Some of the inspirations for the game came from mainstream material. The hack-and-slash style of Araní has the fingerprints of influences from games like Borderlands 3 and Hellblade to God of War and Devil May Cry. Movies such as Mel Gibson’s Apocalypto have also impacted the story, which is set in the precolonial era.
While dealing with stereotyped images of Indigenous peoples in media, Terena, Suruí, and Gonçalves have to live in reality—one beset with extreme social inequality, which limits the access of Indigenous peoples to technology and, therefore, to games and gaming.
Like millions of others around the globe, gaming has been a source of solace for Terena, Gonçalves, Suruí, and other Brazilian people amidst the Covid-19 pandemic, as well as local political and economic crises.
“The pandemic was rough for all of us. In my people, we had many losses, and I went through hard moments with the demise of my uncle and grandmothers,” Suruí confides.
Suruí attests that gaming is a way for people, in particular young people, to engage in a fun and stress-relieving activity that fosters communication with friends and relatives separated on account of the health crisis.
The Articulation of Indigenous Peoples of Brazil (APIB), led by Indigenous activists, estimates that more than 1,200 native Brazilians have died from Covid-19, and more than 59,000 have contracted the virus. This is not counting those uncontacted Indigenous people living in remote areas.

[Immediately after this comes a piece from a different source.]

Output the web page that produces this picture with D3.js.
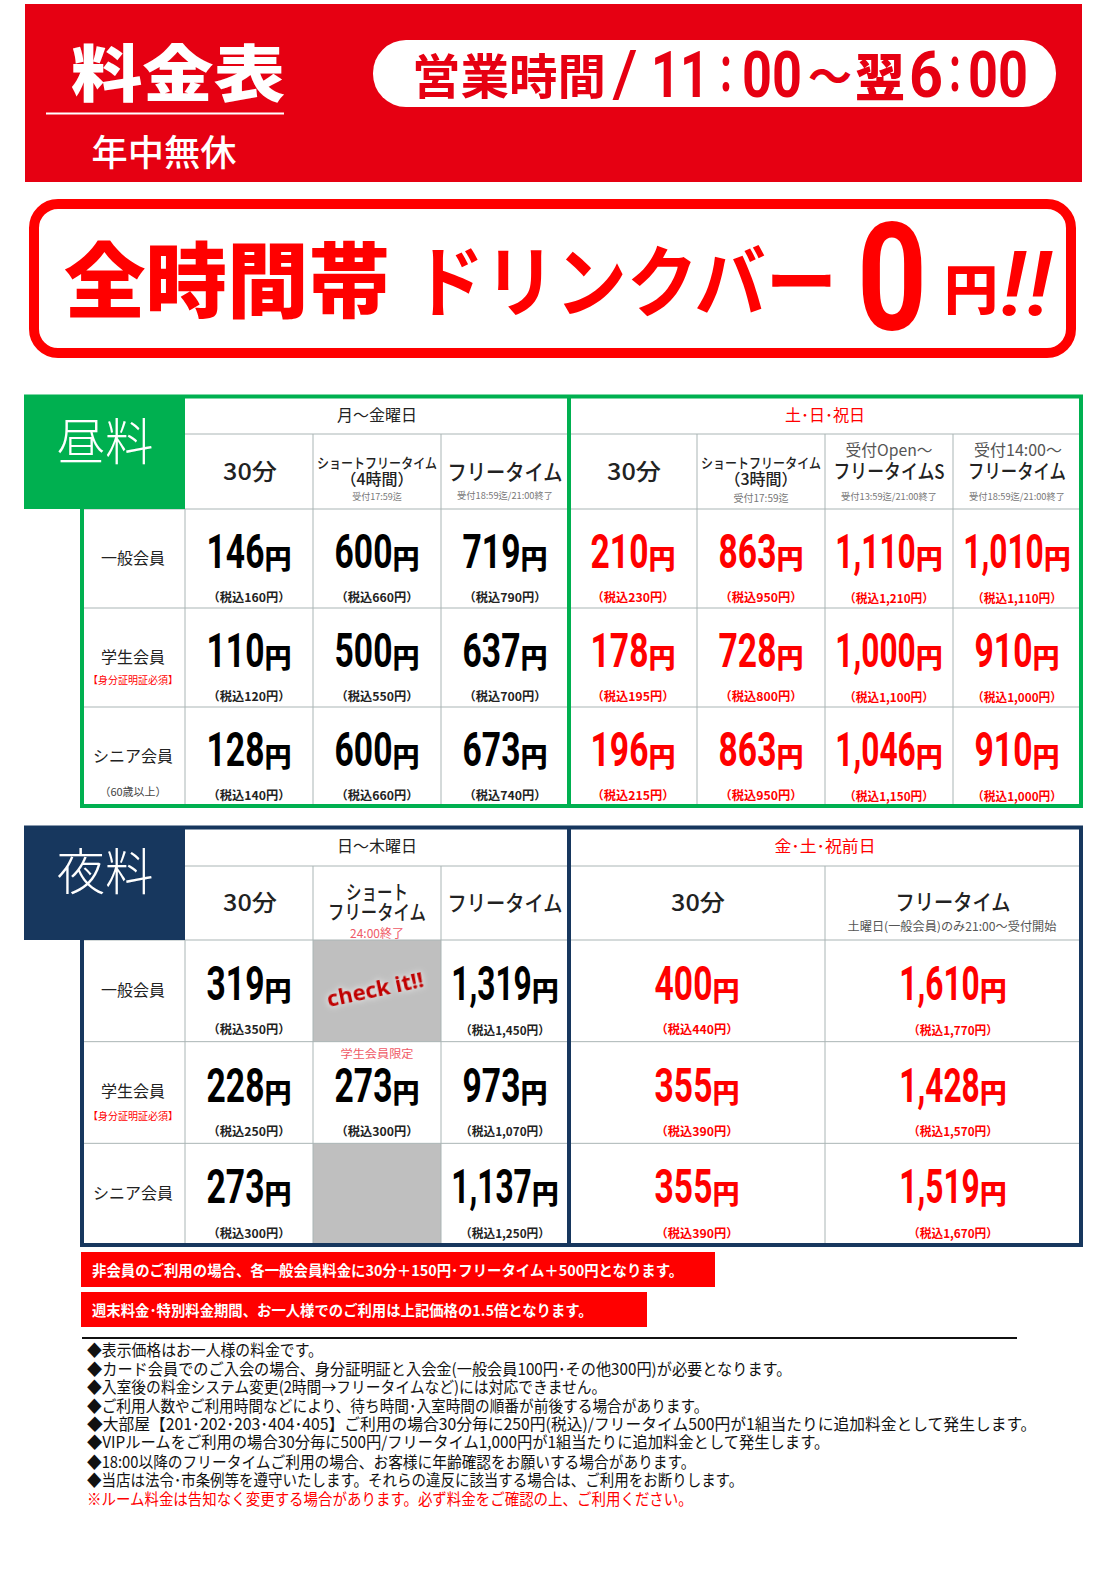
<!DOCTYPE html>
<html lang="ja">
<head>
<meta charset="utf-8">
<style>
  html, body { margin: 0; padding: 0; background: #fff; }
  svg { display: block; }
  text { font-family: "Noto Sans CJK JP", "Noto Sans", sans-serif; }
</style>
<script src="https://cdn.jsdelivr.net/npm/d3@7"></script>
</head>
<body>
<div id="chart"></div>
<script>
// ---- data ----
const members = ["一般会員", "学生会員", "シニア会員"];

const dayPlans = ["30分", "ショート4h", "フリー", "土30分", "ショート3h", "フリーS", "土フリー"];
const dayPrices = [
    [146, 600, 719, 210, 863, 1110, 1010],
    [110, 500, 637, 178, 728, 1000, 910],
    [128, 600, 673, 196, 863, 1046, 910]
];
const dayTaxed = [
    [160, 660, 790, 230, 950, 1210, 1110],
    [120, 550, 700, 195, 800, 1100, 1000],
    [140, 660, 740, 215, 950, 1150, 1000]
];

const nightPlansLeft = ["30分", "ショート", "フリー"];
const nightPlansRight = ["金30分", "金フリー"];
const nightPrices = [
    [319, null, 1319, 400, 1610],
    [228, 273, 973, 355, 1428],
    [273, null, 1137, 355, 1519]
];
const nightTaxed = [
    [350, null, 1450, 440, 1770],
    [250, 300, 1070, 390, 1570],
    [300, null, 1250, 390, 1670]
];

const notes = [
    "◆表示価格はお一人様の料金です。",
    "◆カード会員でのご入会の場合、身分証明証と入会金(一般会員100円･その他300円)が必要となります。",
    "◆入室後の料金システム変更(2時間→フリータイムなど)には対応できません。",
    "◆ご利用人数やご利用時間などにより、待ち時間･入室時間の順番が前後する場合があります。",
    "◆大部屋【201･202･203･404･405】ご利用の場合30分毎に250円(税込)/フリータイム500円が1組当たりに追加料金として発生します。",
    "◆VIPルームをご利用の場合30分毎に500円/フリータイム1,000円が1組当たりに追加料金として発生します。",
    "◆18:00以降のフリータイムご利用の場合、お客様に年齢確認をお願いする場合があります。",
    "◆当店は法令･市条例等を遵守いたします。それらの違反に該当する場合は、ご利用をお断りします。"
];
const warning = "※ルーム料金は告知なく変更する場合があります。必ず料金をご確認の上、ご利用ください。";
const banners = [
    "非会員のご利用の場合、各一般会員料金に30分＋150円･フリータイム＋500円となります。",
    "週末料金･特別料金期間、お一人様でのご利用は上記価格の1.5倍となります。"
];

const RED = "#ff0000", TOPRED = "#e60012", GREEN = "#00b050", NAVY = "#17375e";
const GRID = "#aab5b5", DARK = "#222222", GREY = "#777777", PINK = "#ef5a66";

const svg = d3.select("#chart").append("svg")
    .attr("width", 1108)
    .attr("height", 1569);

// text centred on y; o.w squeezes the run to a given width
function label(x, y, str, o = {}) {
    const t = svg.append("text")
        .attr("text-anchor", o.anchor || "middle")
        .attr("dominant-baseline", o.baseline || "central")
        .attr("font-size", o.size || 16)
        .attr("font-weight", o.weight || 400)
        .attr("fill", o.fill || DARK)
        .text(str);
    if (o.font) t.style("font-family", o.font);
    if (o.style) t.style("font-style", o.style);
    let sx = o.sx || 1;
    if (o.w) sx = o.w / t.node().getComputedTextLength();
    const dy = o.baseline ? 0 : -1;
    t.attr("transform", `translate(${x},${y + dy}) scale(${sx},1)`);
    return t;
}

function hline(y, x1, x2, color, width) {
    svg.append("line").attr("x1", x1).attr("x2", x2).attr("y1", y).attr("y2", y)
        .attr("stroke", color).attr("stroke-width", width);
}
function vline(x, y1, y2, color, width) {
    svg.append("line").attr("x1", x).attr("x2", x).attr("y1", y1).attr("y2", y2)
        .attr("stroke", color).attr("stroke-width", width);
}

// number in condensed digits plus a smaller 円, centred as one unit
function price(cx, baseline, value, color) {
    const g = svg.append("g").attr("transform", `translate(${cx},${baseline})`);
    const num = g.append("text")
        .style("font-family", "Roboto")
        .attr("font-size", 48).attr("font-weight", 700).attr("fill", color)
        .text(d3.format(",")(value));
    const yen = g.append("text")
        .attr("font-size", 27).attr("font-weight", 900).attr("fill", color)
        .text("円");
    const sx = value >= 1000 ? 0.66 : 0.7;
    const nw = num.node().getComputedTextLength() * sx;
    const yw = yen.node().getComputedTextLength();
    const left = -(nw + yw) / 2;
    num.attr("transform", `translate(${left},0) scale(${sx},1)`);
    yen.attr("transform", `translate(${left + nw},1)`);
}

function taxed(cx, y, value, color) {
    label(cx, y, `（税込${d3.format(",")(value)}円）`, { size: 12, weight: 700, fill: color, w: value >= 1000 ? 90 : 83 });
}

// ---- top red block ----
svg.append("rect").attr("x", 25).attr("y", 4).attr("width", 1057).attr("height", 178).attr("fill", TOPRED);
label(178, 71, "料金表", { size: 62, weight: 900, fill: "#fff", w: 214 });
hline(113.5, 46, 284, "#fff", 2);
label(164, 151, "年中無休", { size: 36, weight: 500, fill: "#fff", w: 145 });

svg.append("rect").attr("x", 373).attr("y", 40).attr("width", 683).attr("height", 67).attr("rx", 33).attr("fill", "#fff");
label(509, 74, "営業時間", { size: 48, weight: 700, fill: TOPRED, w: 194 });
label(625, 76, "/", { size: 64, weight: 500, fill: TOPRED, font: "Roboto", w: 25 });
const clock = { size: 64, weight: 700, fill: TOPRED, font: "Roboto", baseline: "alphabetic" };
label(680, 97, "11", { ...clock, w: 58 });
label(726, 91, ":", { ...clock, w: 12 });
label(772, 97, "00", { ...clock, w: 60 });
label(830, 75, "〜", { size: 44, weight: 700, fill: TOPRED, w: 44 });
label(880, 75, "翌", { size: 50, weight: 900, fill: TOPRED });
label(926, 97, "6", { ...clock, w: 34 });
label(955, 91, ":", { ...clock, w: 12 });
label(998, 97, "00", { ...clock, w: 60 });

// ---- drink bar banner ----
svg.append("rect").attr("x", 34).attr("y", 204).attr("width", 1037).attr("height", 149).attr("rx", 24)
    .attr("fill", "#fff").attr("stroke", RED).attr("stroke-width", 10);
label(227, 276, "全時間帯", { size: 82, weight: 900, fill: RED, w: 326 });
label(625, 278, "ドリンクバー", { size: 78, weight: 700, fill: RED, w: 424 });
label(892, 330, "0", { size: 150, weight: 700, fill: RED, font: "Roboto", baseline: "alphabetic", w: 70 });
label(971, 287, "円", { size: 54, weight: 900, fill: RED });
label(1026, 315, "!!", { size: 90, weight: 500, fill: RED, font: "Roboto", style: "italic", baseline: "alphabetic", w: 52 });

// ---- day table ----
const dayX = d3.scaleBand().domain(dayPlans).range([185, 1081]);
const dayY = d3.scaleBand().domain(members).range([509, 806]);

hline(434, 185, 1081, GRID, 1);
hline(509, 82, 1081, GRID, 1);
dayY.domain().slice(1).forEach(m => hline(dayY(m), 82, 1081, GRID, 1));
dayPlans.slice(1).forEach(p => vline(dayX(p), 434, 806, GRID, 1));
vline(185, 509, 806, GRID, 1);

svg.append("rect").attr("x", 24).attr("y", 395).attr("width", 161).attr("height", 114).attr("fill", GREEN);
hline(396.5, 24, 1083, GREEN, 4);
vline(1081, 395, 808, GREEN, 4);
vline(569, 395, 808, GREEN, 4);
vline(82, 509, 808, GREEN, 4);
hline(806, 80, 1083, GREEN, 4);
label(105, 439, "昼料", { size: 50, weight: 300, fill: "#fff", w: 97 });

label(377, 415, "月〜金曜日", { size: 16 });
label(825, 415, "土･日･祝日", { size: 16, fill: RED });

const headW = 115;
label(250, 471, "30分", { size: 23, weight: 500, w: 54 });
label(377, 463, "ショートフリータイム", { size: 14, weight: 500, w: 120 });
label(377, 479, "（4時間）", { size: 16, weight: 500 });
label(377, 497, "受付17:59迄", { size: 9, fill: GREY });
label(505, 471, "フリータイム", { size: 22, weight: 500, w: headW });
label(505, 496, "受付18:59迄/21:00終了", { size: 9.5, fill: GREY, w: 96 });
label(634, 471, "30分", { size: 23, weight: 500, w: 54 });
label(761, 463, "ショートフリータイム", { size: 14, weight: 500, w: 120 });
label(761, 479, "（3時間）", { size: 16, weight: 500 });
label(761, 498, "受付17:59迄", { size: 10, fill: GREY });
label(889, 450, "受付Open〜", { size: 16, fill: "#555", w: 87 });
label(889, 471, "フリータイムS", { size: 20, weight: 500, w: 111 });
label(889, 497, "受付13:59迄/21:00終了", { size: 9.5, fill: GREY, w: 96 });
label(1018, 450, "受付14:00〜", { size: 16, fill: "#555", w: 88 });
label(1017, 471, "フリータイム", { size: 20, weight: 500, w: 98 });
label(1017, 497, "受付18:59迄/21:00終了", { size: 9.5, fill: GREY, w: 96 });

label(133, 558, members[0], { size: 16 });
label(133, 657, members[1], { size: 16 });
label(133, 680, "【身分証明証必須】", { size: 10, fill: RED, w: 90 });
label(133, 756, members[2], { size: 16 });
label(133, 792, "（60歳以上）", { size: 11, fill: "#444" });

members.forEach((m, r) => {
    dayPlans.forEach((p, c) => {
        const cx = dayX(p) + dayX.bandwidth() / 2;
        const color = c >= 3 ? RED : "#000";
        price(cx, dayY(m) + 59, dayPrices[r][c], color);
        taxed(cx, dayY(m) + 89, dayTaxed[r][c], c >= 3 ? RED : DARK);
    });
});

// ---- night table ----
const nightLeft = d3.scaleBand().domain(nightPlansLeft).range([185, 569]);
const nightRight = d3.scaleBand().domain(nightPlansRight).range([569, 1081]);
const nightY = d3.scaleBand().domain(members).range([940, 1245]);
const nightCx = c => c < 3
    ? nightLeft(nightPlansLeft[c]) + nightLeft.bandwidth() / 2
    : nightRight(nightPlansRight[c - 3]) + nightRight.bandwidth() / 2;

// grey cells where a plan has no price
members.forEach((m, r) => {
    if (nightPrices[r][1] === null) {
        svg.append("rect")
            .attr("x", nightLeft(nightPlansLeft[1])).attr("y", nightY(m))
            .attr("width", nightLeft.bandwidth()).attr("height", nightY.bandwidth())
            .attr("fill", "#bfbfbf");
    }
});

hline(866, 185, 1081, GRID, 1);
hline(940, 82, 1081, GRID, 1);
members.slice(1).forEach(m => hline(nightY(m), 82, 1081, GRID, 1));
vline(185, 940, 1245, GRID, 1);
vline(313, 866, 1245, GRID, 1);
vline(441, 866, 1245, GRID, 1);
vline(825, 866, 1245, GRID, 1);

svg.append("rect").attr("x", 24).attr("y", 826).attr("width", 161).attr("height", 114).attr("fill", NAVY);
hline(827.5, 24, 1083, NAVY, 4);
vline(1081, 826, 1247, NAVY, 4);
vline(569, 826, 1247, NAVY, 4);
vline(82, 940, 1247, NAVY, 4);
hline(1245, 80, 1083, NAVY, 4);
label(105, 869, "夜料", { size: 50, weight: 300, fill: "#fff", w: 97 });

label(377, 846, "日〜木曜日", { size: 16 });
label(825, 846, "金･土･祝前日", { size: 16, fill: RED, w: 101 });

label(250, 902, "30分", { size: 23, weight: 500, w: 54 });
label(377, 892, "ショート", { size: 20, weight: 500, w: 62 });
label(377, 912, "フリータイム", { size: 20, weight: 500, w: 98 });
label(377, 933, "24:00終了", { size: 12, fill: PINK });
label(505, 902, "フリータイム", { size: 22, weight: 500, w: headW });
label(698, 902, "30分", { size: 23, weight: 500, w: 54 });
label(953, 901, "フリータイム", { size: 22, weight: 500, w: headW });
label(952, 927, "土曜日(一般会員)のみ21:00〜受付開始", { size: 12, fill: "#555", w: 209 });

label(133, 990, members[0], { size: 16 });
label(133, 1091, members[1], { size: 16 });
label(133, 1116, "【身分証明証必須】", { size: 10, fill: RED, w: 90 });
label(133, 1193, members[2], { size: 16 });

members.forEach((m, r) => {
    nightPrices[r].forEach((v, c) => {
        if (v === null) return;
        const color = c >= 3 ? RED : "#000";
        price(nightCx(c), nightY(m) + 60, v, color);
        taxed(nightCx(c), nightY(m) + 90, nightTaxed[r][c], c >= 3 ? RED : DARK);
    });
});

label(377, 1054, "学生会員限定", { size: 11, fill: PINK, w: 73 });
label(375, 988, "check it!!", { size: 22, weight: 700, fill: "#c00000", font: "Open Sans" })
    .attr("transform", "translate(375,988) rotate(-12)")
    .style("filter", "drop-shadow(0 0 3px #fff)");

// ---- red notes ----
svg.selectAll("rect.banner").data(banners).join("rect")
    .attr("class", "banner")
    .attr("x", 81)
    .attr("y", (d, i) => 1252 + i * 40)
    .attr("width", (d, i) => i === 0 ? 634 : 566)
    .attr("height", 35)
    .attr("fill", RED);
banners.forEach((b, i) => {
    label(92, 1270 + i * 40, b, { size: 15, weight: 700, fill: "#fff", anchor: "start", w: i === 0 ? 592 : 501 });
});

hline(1338, 82, 1017, "#111", 2);

// run widths of the note lines as measured on the sheet
const noteWidths = [236, 705, 520, 622, 950, 743, 609, 657];
notes.forEach((n, i) => {
    label(87, 1350 + i * 18.55, n, { size: 16, fill: "#111", anchor: "start", w: noteWidths[i] });
});
label(87, 1498.5, warning, { size: 16, fill: RED, anchor: "start", w: 606 });
</script>
</body>
</html>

Despite hardships, the Indigenous gaming community in Brazil is blossoming, and gamers like Terena, Suruí, and Gonçalves hope to see themselves as main characters in the games they play, and not just as NPCs, victims, or one-sided villains.
Until then, Araní remains in development for PlayStation, Xbox, and PC. Brazil lingers in an economic and political crisis that’s also caught its gaming industry—and this game—in development limbo. When it’s released, Araní may be a significant step forward for the representation of Indigenous cultures in gaming spaces.